Task brief: Exactly the lines from the line with "Convert this chart to Bokeh code." to the line with "17.4, 14.0, 11.0]" should be extracted, both included, with no other lines.

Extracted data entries
══════════════════════════════

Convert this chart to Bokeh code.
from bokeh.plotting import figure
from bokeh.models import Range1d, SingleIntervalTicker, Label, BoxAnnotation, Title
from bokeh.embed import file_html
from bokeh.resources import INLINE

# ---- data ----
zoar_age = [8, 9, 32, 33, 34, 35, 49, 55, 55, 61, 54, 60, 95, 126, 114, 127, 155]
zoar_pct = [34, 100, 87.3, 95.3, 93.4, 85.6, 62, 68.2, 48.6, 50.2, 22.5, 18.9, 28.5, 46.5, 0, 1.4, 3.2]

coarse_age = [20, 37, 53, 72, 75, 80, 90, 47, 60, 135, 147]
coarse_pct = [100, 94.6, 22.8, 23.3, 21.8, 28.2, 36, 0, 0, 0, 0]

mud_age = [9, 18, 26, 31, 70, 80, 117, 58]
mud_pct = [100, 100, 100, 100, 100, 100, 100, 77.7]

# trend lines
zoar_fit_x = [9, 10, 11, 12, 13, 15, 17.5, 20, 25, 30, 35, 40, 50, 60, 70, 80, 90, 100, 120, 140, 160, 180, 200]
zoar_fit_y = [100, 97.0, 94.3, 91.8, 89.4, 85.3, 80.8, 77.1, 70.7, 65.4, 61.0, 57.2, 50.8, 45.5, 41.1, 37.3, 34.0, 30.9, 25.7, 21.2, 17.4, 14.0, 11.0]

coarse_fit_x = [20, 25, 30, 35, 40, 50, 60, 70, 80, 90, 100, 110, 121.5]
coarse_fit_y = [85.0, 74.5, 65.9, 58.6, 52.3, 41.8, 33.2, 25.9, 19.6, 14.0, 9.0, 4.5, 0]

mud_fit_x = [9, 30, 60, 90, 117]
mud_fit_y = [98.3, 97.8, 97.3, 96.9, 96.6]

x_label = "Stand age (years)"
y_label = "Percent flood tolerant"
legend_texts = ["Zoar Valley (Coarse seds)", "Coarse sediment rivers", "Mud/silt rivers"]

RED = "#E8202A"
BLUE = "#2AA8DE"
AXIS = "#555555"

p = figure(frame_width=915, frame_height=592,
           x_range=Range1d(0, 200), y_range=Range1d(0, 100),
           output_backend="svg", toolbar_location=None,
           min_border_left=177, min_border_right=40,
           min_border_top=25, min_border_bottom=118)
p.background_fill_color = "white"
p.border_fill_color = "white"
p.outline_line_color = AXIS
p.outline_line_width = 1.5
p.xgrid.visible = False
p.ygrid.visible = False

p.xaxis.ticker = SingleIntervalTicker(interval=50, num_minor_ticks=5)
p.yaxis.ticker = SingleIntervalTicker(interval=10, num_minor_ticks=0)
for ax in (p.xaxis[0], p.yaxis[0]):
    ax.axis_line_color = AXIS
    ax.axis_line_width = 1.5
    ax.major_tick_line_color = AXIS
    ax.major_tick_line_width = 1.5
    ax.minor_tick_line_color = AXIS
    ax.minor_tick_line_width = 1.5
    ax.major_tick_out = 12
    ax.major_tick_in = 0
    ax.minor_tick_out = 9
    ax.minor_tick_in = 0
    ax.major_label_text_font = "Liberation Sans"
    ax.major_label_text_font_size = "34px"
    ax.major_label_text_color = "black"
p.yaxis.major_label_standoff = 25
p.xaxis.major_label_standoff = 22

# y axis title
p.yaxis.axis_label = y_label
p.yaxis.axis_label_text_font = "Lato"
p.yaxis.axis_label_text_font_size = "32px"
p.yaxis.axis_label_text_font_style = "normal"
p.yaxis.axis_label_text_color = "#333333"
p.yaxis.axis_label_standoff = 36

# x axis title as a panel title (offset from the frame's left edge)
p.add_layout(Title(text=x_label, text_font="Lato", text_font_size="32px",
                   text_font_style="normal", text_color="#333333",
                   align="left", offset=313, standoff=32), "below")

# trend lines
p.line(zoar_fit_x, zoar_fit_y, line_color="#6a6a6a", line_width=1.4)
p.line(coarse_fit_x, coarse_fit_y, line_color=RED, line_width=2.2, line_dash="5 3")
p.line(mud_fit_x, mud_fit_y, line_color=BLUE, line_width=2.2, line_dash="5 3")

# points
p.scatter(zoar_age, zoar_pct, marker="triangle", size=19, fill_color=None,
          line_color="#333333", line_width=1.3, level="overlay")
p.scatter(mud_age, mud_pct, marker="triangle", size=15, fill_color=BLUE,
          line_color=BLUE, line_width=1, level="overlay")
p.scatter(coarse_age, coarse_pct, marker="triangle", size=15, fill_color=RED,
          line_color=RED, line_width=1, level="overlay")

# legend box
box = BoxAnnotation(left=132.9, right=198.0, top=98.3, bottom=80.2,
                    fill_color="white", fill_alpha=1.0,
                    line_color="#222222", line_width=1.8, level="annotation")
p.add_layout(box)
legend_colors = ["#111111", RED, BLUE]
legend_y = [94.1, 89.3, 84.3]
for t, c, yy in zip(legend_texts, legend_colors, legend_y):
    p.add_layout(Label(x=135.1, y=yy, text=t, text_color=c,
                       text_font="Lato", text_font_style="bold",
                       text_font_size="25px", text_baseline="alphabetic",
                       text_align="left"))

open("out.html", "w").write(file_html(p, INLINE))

══════════════════════════════

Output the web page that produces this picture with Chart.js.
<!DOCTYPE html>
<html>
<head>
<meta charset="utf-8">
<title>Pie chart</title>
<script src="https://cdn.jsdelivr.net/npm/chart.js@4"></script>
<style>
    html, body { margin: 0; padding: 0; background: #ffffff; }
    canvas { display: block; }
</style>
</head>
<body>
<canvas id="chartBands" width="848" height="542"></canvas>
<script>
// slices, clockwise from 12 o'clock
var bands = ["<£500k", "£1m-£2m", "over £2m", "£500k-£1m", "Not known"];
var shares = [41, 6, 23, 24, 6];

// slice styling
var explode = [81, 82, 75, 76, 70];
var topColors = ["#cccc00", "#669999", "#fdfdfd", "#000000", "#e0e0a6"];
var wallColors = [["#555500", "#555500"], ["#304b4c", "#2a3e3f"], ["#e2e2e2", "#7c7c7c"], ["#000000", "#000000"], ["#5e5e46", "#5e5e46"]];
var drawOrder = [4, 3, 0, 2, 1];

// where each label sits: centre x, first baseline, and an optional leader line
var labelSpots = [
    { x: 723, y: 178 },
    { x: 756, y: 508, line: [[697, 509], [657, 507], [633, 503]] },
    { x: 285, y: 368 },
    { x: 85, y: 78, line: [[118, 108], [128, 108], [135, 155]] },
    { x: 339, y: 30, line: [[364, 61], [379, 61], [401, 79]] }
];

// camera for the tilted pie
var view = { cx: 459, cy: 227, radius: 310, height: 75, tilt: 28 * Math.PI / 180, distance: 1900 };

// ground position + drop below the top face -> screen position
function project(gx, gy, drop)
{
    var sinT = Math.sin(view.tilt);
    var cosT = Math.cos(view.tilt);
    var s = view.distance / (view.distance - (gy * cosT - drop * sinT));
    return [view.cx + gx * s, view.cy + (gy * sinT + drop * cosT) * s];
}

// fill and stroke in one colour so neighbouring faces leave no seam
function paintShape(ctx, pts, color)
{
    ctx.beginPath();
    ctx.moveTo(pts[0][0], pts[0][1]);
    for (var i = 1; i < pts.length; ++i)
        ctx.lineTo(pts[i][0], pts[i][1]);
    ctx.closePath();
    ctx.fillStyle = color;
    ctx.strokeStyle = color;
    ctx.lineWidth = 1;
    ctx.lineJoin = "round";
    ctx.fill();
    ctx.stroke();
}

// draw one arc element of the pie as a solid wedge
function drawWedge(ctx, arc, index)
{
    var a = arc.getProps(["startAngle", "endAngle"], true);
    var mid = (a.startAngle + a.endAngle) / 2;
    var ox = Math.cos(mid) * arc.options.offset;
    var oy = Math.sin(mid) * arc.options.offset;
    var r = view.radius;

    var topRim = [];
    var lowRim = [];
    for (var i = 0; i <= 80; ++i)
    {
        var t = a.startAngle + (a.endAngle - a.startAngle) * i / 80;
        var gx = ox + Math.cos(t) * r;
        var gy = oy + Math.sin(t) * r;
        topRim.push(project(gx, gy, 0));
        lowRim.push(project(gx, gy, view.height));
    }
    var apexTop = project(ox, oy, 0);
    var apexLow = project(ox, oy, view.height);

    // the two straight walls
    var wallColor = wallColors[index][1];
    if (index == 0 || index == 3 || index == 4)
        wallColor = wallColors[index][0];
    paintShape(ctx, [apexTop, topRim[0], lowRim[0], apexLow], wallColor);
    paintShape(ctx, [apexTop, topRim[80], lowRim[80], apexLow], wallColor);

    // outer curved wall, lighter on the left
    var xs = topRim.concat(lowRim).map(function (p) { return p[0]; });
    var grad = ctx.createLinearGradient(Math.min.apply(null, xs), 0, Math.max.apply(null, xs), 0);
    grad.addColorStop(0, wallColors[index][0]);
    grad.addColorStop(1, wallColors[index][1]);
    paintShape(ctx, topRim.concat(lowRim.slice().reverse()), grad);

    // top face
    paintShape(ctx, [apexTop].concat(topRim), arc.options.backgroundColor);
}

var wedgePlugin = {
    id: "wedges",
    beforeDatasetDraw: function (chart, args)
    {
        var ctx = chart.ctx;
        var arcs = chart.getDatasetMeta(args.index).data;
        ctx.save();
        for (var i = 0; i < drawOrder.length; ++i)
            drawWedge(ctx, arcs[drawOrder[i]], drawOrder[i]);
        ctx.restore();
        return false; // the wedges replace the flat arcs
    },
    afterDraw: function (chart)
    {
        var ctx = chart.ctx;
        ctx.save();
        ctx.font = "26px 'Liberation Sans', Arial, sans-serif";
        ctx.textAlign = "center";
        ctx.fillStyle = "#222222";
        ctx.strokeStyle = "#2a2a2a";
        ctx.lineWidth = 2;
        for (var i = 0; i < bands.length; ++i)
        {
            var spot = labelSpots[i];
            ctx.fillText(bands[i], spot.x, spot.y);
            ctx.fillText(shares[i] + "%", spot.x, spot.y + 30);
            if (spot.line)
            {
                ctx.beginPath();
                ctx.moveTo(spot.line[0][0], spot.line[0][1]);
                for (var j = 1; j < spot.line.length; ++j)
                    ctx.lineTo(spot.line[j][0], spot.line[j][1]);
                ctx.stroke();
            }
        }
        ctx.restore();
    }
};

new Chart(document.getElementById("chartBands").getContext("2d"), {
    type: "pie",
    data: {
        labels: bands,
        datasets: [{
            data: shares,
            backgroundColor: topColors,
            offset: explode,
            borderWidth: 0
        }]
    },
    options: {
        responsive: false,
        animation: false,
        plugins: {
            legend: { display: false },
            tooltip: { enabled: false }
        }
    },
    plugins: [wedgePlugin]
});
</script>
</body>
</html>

══════════════════════════════

Result for this exercise:
Convert this chart to Bokeh code.
from bokeh.plotting import figure
from bokeh.models import Range1d, SingleIntervalTicker, Label, BoxAnnotation, Title
from bokeh.embed import file_html
from bokeh.resources import INLINE

# ---- data ----
zoar_age = [8, 9, 32, 33, 34, 35, 49, 55, 55, 61, 54, 60, 95, 126, 114, 127, 155]
zoar_pct = [34, 100, 87.3, 95.3, 93.4, 85.6, 62, 68.2, 48.6, 50.2, 22.5, 18.9, 28.5, 46.5, 0, 1.4, 3.2]

coarse_age = [20, 37, 53, 72, 75, 80, 90, 47, 60, 135, 147]
coarse_pct = [100, 94.6, 22.8, 23.3, 21.8, 28.2, 36, 0, 0, 0, 0]

mud_age = [9, 18, 26, 31, 70, 80, 117, 58]
mud_pct = [100, 100, 100, 100, 100, 100, 100, 77.7]

# trend lines
zoar_fit_x = [9, 10, 11, 12, 13, 15, 17.5, 20, 25, 30, 35, 40, 50, 60, 70, 80, 90, 100, 120, 140, 160, 180, 200]
zoar_fit_y = [100, 97.0, 94.3, 91.8, 89.4, 85.3, 80.8, 77.1, 70.7, 65.4, 61.0, 57.2, 50.8, 45.5, 41.1, 37.3, 34.0, 30.9, 25.7, 21.2, 17.4, 14.0, 11.0]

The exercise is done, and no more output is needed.